-- GIVEN REQUEST --
Write out again exactly the lines from the one containing "Generate a LaTeX" through the one containing "(0,0) rectangle (701,740);", both included, and omit the pictures.

-- PROVIDED MATERIAL --
- - -
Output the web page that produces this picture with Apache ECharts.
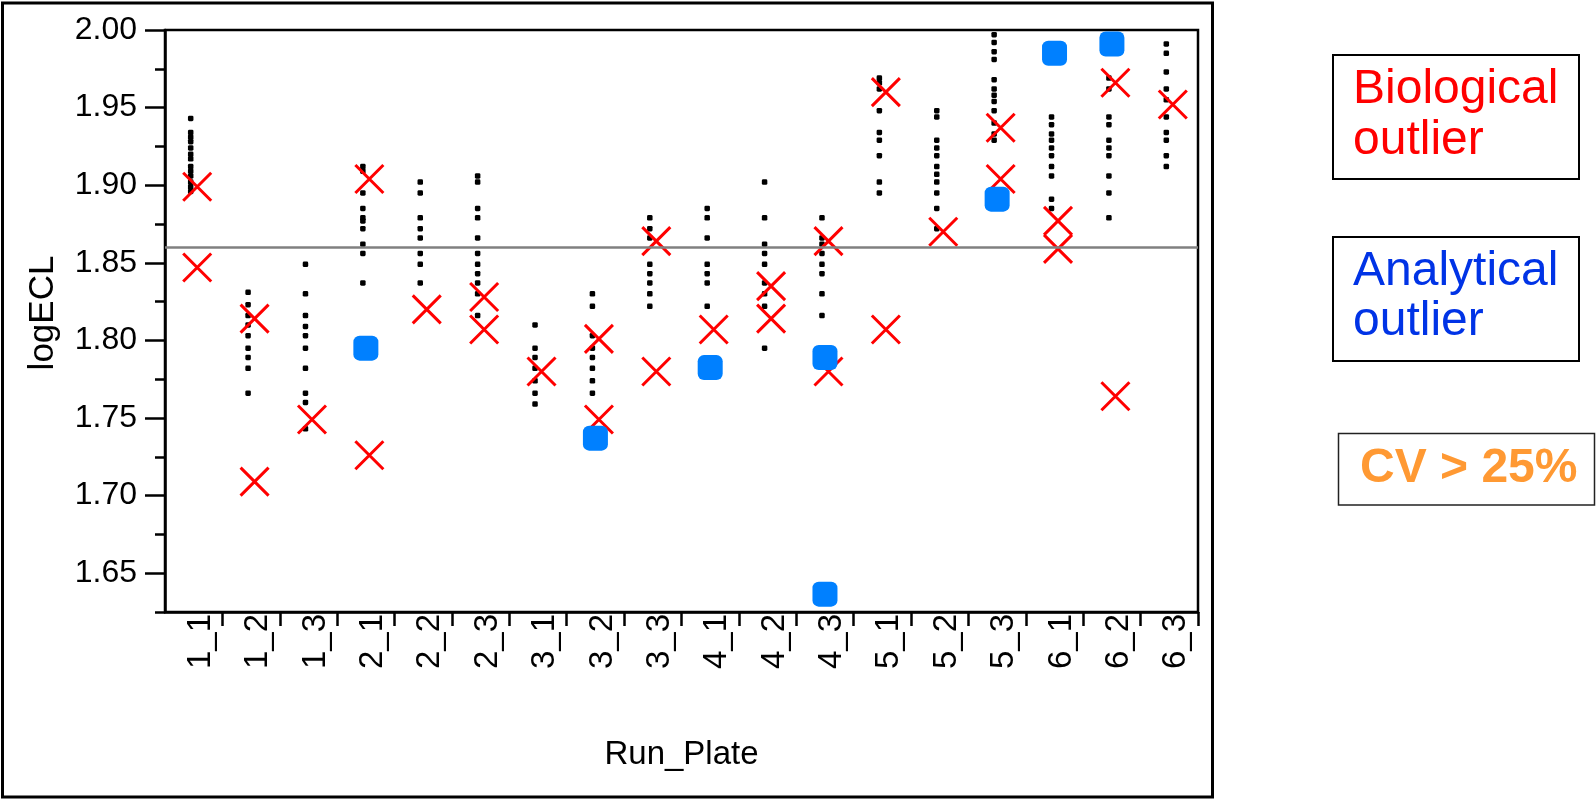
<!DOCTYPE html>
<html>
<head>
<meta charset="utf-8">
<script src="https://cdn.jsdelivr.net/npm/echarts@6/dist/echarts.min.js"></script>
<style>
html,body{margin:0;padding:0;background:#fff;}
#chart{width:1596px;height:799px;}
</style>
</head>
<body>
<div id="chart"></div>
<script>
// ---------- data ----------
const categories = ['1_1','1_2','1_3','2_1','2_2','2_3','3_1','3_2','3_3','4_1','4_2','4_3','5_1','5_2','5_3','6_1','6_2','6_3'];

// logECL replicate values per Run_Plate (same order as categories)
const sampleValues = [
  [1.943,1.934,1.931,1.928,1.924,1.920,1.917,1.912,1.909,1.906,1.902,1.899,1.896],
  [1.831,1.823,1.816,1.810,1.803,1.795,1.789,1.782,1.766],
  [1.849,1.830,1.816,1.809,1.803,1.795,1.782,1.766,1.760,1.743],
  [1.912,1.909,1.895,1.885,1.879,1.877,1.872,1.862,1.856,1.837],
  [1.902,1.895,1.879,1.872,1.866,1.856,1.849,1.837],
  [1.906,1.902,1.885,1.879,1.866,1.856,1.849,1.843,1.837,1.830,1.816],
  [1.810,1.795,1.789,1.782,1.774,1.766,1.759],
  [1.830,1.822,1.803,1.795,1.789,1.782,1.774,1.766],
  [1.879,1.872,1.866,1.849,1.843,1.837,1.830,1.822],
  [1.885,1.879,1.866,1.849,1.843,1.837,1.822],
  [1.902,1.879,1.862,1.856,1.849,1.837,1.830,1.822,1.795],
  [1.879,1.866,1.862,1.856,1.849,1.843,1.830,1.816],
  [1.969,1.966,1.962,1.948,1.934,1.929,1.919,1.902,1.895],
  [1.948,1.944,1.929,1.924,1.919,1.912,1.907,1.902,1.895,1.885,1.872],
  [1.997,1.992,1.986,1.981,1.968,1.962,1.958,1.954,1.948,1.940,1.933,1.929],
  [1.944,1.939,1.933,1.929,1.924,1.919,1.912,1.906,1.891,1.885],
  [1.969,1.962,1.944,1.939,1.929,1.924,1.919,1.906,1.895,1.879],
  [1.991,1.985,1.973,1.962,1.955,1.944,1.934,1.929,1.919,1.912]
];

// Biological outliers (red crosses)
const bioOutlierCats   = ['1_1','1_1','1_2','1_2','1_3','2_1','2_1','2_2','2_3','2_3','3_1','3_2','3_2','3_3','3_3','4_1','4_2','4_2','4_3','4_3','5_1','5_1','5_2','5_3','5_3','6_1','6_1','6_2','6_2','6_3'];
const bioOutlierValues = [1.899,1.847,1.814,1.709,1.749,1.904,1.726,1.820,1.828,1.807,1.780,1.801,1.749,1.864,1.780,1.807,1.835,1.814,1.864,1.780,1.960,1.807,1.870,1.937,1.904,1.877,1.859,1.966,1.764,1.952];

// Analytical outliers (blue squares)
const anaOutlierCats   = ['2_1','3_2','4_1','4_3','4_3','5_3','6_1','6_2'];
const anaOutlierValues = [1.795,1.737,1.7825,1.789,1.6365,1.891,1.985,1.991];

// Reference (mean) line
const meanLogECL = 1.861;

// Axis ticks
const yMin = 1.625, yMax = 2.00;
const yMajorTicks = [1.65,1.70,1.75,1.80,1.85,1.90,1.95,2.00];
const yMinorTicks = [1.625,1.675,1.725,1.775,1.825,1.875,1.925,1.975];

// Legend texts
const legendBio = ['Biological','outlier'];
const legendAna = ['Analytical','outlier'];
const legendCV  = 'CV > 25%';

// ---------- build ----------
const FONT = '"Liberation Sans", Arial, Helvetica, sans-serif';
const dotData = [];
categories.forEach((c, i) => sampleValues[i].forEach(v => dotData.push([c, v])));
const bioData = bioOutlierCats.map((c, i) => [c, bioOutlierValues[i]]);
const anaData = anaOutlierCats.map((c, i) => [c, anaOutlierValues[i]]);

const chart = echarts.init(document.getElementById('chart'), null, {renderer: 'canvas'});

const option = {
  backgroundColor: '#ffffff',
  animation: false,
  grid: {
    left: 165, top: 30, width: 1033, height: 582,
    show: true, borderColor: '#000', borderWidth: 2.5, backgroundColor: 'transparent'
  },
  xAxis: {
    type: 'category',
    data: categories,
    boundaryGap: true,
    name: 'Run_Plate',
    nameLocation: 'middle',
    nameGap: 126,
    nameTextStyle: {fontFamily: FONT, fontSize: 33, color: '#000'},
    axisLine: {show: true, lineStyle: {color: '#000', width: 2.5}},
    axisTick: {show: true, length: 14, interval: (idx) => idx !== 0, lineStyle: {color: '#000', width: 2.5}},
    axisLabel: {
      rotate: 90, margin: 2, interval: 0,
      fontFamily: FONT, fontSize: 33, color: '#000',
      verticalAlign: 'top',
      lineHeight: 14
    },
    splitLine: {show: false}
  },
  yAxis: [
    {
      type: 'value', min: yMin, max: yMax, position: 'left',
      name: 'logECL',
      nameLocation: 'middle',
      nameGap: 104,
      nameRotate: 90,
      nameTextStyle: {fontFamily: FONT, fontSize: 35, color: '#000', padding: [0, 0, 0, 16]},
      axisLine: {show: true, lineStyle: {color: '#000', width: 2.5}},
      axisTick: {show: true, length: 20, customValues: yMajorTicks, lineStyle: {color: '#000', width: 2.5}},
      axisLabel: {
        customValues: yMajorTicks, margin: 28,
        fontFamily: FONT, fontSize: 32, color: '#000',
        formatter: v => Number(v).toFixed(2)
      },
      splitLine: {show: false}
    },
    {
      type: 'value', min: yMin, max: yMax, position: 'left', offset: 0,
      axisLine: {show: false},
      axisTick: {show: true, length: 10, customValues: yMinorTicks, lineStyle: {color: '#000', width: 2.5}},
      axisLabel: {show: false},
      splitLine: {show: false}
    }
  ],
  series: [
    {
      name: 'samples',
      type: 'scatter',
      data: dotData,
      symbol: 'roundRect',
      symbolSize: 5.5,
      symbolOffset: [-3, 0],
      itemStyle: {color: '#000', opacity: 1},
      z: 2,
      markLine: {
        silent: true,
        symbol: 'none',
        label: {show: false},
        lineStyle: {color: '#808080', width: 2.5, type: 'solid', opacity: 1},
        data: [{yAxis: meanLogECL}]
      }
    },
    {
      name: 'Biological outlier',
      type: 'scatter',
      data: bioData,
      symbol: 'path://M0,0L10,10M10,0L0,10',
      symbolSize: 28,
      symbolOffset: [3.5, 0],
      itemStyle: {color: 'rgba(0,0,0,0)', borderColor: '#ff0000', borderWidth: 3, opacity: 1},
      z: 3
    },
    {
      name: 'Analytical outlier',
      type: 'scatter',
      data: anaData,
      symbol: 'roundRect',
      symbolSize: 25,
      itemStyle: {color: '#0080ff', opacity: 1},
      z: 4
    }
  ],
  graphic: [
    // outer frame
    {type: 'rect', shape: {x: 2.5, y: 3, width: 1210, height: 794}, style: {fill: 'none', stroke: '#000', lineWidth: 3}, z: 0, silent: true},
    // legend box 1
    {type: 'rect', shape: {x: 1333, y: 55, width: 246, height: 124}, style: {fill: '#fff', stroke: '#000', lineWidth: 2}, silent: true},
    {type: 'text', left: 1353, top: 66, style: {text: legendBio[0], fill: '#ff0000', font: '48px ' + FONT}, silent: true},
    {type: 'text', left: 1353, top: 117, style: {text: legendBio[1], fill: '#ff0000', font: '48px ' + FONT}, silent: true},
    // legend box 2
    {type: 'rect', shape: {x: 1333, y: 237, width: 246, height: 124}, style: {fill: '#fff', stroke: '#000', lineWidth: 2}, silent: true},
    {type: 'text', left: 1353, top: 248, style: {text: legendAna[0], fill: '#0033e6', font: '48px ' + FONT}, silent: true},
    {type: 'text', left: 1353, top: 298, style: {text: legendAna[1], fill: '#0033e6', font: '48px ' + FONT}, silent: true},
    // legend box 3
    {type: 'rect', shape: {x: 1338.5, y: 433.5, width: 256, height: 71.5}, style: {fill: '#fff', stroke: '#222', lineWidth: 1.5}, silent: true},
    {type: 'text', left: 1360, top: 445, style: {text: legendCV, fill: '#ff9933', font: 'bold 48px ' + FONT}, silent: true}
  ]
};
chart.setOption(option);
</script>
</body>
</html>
- - -
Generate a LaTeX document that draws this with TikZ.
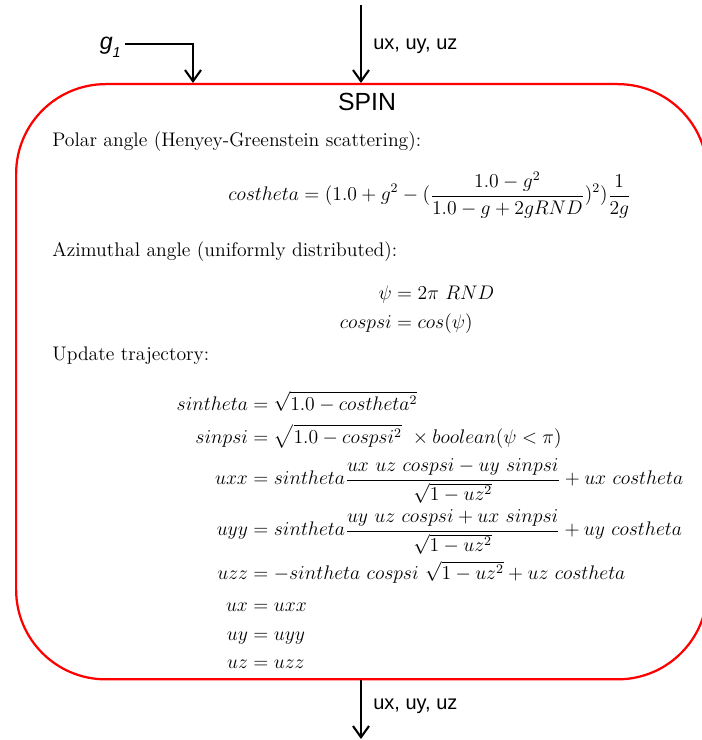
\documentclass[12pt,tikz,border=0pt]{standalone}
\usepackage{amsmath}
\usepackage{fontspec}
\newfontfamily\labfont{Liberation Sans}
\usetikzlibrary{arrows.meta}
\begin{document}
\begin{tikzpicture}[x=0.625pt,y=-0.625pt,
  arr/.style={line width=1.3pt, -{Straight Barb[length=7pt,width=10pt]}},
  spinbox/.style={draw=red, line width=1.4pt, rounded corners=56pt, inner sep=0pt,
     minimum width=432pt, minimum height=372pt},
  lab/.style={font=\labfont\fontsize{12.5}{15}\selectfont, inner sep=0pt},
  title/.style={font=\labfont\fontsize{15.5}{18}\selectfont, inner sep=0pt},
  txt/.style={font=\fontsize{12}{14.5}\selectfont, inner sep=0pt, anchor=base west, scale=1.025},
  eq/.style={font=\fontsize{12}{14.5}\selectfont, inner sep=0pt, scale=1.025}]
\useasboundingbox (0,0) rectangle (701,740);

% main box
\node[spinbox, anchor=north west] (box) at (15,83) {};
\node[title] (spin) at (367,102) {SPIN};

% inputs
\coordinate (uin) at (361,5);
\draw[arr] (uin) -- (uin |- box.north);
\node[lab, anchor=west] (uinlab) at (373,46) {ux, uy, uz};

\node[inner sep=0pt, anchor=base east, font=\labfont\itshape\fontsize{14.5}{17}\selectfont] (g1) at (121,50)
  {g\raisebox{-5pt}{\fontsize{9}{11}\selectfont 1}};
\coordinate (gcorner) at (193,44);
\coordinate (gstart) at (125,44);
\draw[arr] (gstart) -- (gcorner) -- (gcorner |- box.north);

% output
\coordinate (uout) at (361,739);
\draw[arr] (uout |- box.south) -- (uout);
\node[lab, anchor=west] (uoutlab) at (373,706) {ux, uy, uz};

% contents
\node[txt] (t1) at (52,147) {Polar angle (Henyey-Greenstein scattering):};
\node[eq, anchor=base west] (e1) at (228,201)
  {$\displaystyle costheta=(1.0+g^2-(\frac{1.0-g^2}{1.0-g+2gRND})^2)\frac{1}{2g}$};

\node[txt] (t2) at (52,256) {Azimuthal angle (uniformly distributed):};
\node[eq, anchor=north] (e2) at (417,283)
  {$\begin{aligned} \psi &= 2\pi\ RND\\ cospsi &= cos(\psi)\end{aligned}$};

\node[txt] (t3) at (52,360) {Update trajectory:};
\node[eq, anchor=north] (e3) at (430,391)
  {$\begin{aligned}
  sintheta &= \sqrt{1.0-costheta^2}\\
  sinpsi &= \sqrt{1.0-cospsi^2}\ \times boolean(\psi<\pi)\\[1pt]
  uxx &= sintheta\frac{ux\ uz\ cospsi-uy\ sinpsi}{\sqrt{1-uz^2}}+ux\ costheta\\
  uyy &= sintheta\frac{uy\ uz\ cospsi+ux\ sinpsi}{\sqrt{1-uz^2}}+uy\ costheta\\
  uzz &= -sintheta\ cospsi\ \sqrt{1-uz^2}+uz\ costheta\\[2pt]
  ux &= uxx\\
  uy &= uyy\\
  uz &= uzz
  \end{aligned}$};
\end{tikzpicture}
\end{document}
- - -
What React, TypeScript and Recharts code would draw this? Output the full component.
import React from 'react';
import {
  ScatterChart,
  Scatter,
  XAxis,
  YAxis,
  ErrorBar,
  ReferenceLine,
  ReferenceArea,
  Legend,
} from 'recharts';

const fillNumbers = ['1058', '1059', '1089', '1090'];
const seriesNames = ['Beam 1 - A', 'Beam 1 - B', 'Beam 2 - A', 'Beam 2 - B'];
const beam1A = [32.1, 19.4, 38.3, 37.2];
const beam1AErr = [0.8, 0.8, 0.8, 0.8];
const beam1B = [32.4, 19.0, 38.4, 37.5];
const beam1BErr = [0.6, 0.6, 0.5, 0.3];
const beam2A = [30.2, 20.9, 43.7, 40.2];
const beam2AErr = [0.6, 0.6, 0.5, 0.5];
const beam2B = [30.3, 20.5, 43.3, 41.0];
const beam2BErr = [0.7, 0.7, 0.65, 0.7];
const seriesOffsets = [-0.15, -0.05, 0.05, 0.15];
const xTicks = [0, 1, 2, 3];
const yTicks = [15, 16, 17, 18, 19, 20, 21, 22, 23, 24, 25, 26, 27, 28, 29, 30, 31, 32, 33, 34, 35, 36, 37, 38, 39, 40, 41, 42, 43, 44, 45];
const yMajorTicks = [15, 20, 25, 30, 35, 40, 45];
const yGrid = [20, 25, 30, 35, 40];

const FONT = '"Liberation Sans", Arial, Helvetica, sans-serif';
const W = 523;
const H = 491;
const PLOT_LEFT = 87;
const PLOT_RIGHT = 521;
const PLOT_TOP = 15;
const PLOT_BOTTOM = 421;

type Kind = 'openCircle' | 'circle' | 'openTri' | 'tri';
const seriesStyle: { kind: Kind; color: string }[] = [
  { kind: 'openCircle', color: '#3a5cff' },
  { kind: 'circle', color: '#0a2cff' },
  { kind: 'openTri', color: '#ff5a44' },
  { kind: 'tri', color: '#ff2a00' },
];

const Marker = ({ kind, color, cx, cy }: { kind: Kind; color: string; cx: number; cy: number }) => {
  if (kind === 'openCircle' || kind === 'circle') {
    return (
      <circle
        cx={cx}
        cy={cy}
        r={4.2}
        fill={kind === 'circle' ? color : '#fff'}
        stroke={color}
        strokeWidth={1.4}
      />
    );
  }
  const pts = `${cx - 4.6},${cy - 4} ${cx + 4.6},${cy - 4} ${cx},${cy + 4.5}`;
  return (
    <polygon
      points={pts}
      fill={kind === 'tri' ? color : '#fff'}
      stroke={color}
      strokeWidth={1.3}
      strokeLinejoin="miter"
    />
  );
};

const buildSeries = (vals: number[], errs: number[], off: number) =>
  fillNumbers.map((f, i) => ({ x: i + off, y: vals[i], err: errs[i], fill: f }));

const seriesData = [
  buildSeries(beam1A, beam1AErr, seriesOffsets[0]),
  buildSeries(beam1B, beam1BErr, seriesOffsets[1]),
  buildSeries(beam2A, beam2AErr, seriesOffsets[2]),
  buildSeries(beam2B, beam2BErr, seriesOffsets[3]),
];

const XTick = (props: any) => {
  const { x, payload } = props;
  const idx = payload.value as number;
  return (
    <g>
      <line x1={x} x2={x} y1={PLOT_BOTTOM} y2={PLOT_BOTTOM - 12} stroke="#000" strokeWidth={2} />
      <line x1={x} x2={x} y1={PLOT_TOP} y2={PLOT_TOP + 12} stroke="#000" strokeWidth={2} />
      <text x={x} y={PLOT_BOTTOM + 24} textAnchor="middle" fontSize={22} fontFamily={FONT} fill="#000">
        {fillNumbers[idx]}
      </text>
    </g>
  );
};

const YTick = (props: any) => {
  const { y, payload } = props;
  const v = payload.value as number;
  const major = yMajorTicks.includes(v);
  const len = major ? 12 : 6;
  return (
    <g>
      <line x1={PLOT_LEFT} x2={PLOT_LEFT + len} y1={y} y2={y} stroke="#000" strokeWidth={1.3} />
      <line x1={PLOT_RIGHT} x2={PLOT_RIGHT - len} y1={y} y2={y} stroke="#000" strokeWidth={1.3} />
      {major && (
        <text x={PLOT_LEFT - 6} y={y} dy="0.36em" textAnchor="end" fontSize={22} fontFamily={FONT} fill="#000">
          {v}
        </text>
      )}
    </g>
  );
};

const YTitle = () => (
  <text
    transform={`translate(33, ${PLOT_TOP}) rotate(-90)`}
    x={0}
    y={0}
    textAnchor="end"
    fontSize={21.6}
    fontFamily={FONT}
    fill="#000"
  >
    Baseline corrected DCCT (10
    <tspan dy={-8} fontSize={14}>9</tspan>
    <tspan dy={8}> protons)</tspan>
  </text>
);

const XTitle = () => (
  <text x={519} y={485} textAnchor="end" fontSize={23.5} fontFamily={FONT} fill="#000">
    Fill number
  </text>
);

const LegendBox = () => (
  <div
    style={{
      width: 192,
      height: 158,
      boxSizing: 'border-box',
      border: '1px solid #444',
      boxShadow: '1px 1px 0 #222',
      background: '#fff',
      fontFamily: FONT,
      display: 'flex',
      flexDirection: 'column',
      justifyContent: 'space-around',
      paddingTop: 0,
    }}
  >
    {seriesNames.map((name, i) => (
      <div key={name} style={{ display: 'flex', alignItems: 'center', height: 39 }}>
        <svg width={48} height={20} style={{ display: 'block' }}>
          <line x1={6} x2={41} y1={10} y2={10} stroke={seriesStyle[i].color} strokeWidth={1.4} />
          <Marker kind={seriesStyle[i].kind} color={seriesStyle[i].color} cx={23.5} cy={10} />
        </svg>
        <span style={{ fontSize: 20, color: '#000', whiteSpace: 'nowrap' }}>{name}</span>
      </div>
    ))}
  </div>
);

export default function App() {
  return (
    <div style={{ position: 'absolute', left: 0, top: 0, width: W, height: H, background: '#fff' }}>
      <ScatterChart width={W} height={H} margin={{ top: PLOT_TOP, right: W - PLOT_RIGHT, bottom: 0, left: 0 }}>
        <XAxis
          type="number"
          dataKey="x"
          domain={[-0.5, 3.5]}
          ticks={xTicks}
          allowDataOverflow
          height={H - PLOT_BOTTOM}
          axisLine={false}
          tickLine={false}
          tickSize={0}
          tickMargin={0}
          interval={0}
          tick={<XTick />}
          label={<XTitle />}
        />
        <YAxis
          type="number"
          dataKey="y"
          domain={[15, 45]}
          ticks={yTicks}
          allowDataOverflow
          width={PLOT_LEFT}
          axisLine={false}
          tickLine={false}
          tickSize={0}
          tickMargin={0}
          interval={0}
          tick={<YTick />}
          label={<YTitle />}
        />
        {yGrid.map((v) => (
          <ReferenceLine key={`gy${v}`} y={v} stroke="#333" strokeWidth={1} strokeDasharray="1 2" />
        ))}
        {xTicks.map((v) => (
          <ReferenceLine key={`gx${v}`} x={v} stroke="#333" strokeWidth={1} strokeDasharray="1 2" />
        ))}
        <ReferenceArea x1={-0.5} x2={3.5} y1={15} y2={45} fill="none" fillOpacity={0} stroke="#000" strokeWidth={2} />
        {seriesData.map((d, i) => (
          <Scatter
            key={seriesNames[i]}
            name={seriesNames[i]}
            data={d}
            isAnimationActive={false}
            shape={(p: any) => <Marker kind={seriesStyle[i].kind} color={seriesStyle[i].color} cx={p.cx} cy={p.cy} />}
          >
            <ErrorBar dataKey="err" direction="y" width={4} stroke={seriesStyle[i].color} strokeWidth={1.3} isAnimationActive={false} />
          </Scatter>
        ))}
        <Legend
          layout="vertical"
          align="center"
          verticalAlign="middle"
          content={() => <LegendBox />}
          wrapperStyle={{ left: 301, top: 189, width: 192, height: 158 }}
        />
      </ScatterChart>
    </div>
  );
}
- - -
-- RESPONSE --
Generate a LaTeX document that draws this with TikZ.
\documentclass[12pt,tikz,border=0pt]{standalone}
\usepackage{amsmath}
\usepackage{fontspec}
\newfontfamily\labfont{Liberation Sans}
\usetikzlibrary{arrows.meta}
\begin{document}
\begin{tikzpicture}[x=0.625pt,y=-0.625pt,
  arr/.style={line width=1.3pt, -{Straight Barb[length=7pt,width=10pt]}},
  spinbox/.style={draw=red, line width=1.4pt, rounded corners=56pt, inner sep=0pt,
     minimum width=432pt, minimum height=372pt},
  lab/.style={font=\labfont\fontsize{12.5}{15}\selectfont, inner sep=0pt},
  title/.style={font=\labfont\fontsize{15.5}{18}\selectfont, inner sep=0pt},
  txt/.style={font=\fontsize{12}{14.5}\selectfont, inner sep=0pt, anchor=base west, scale=1.025},
  eq/.style={font=\fontsize{12}{14.5}\selectfont, inner sep=0pt, scale=1.025}]
\useasboundingbox (0,0) rectangle (701,740);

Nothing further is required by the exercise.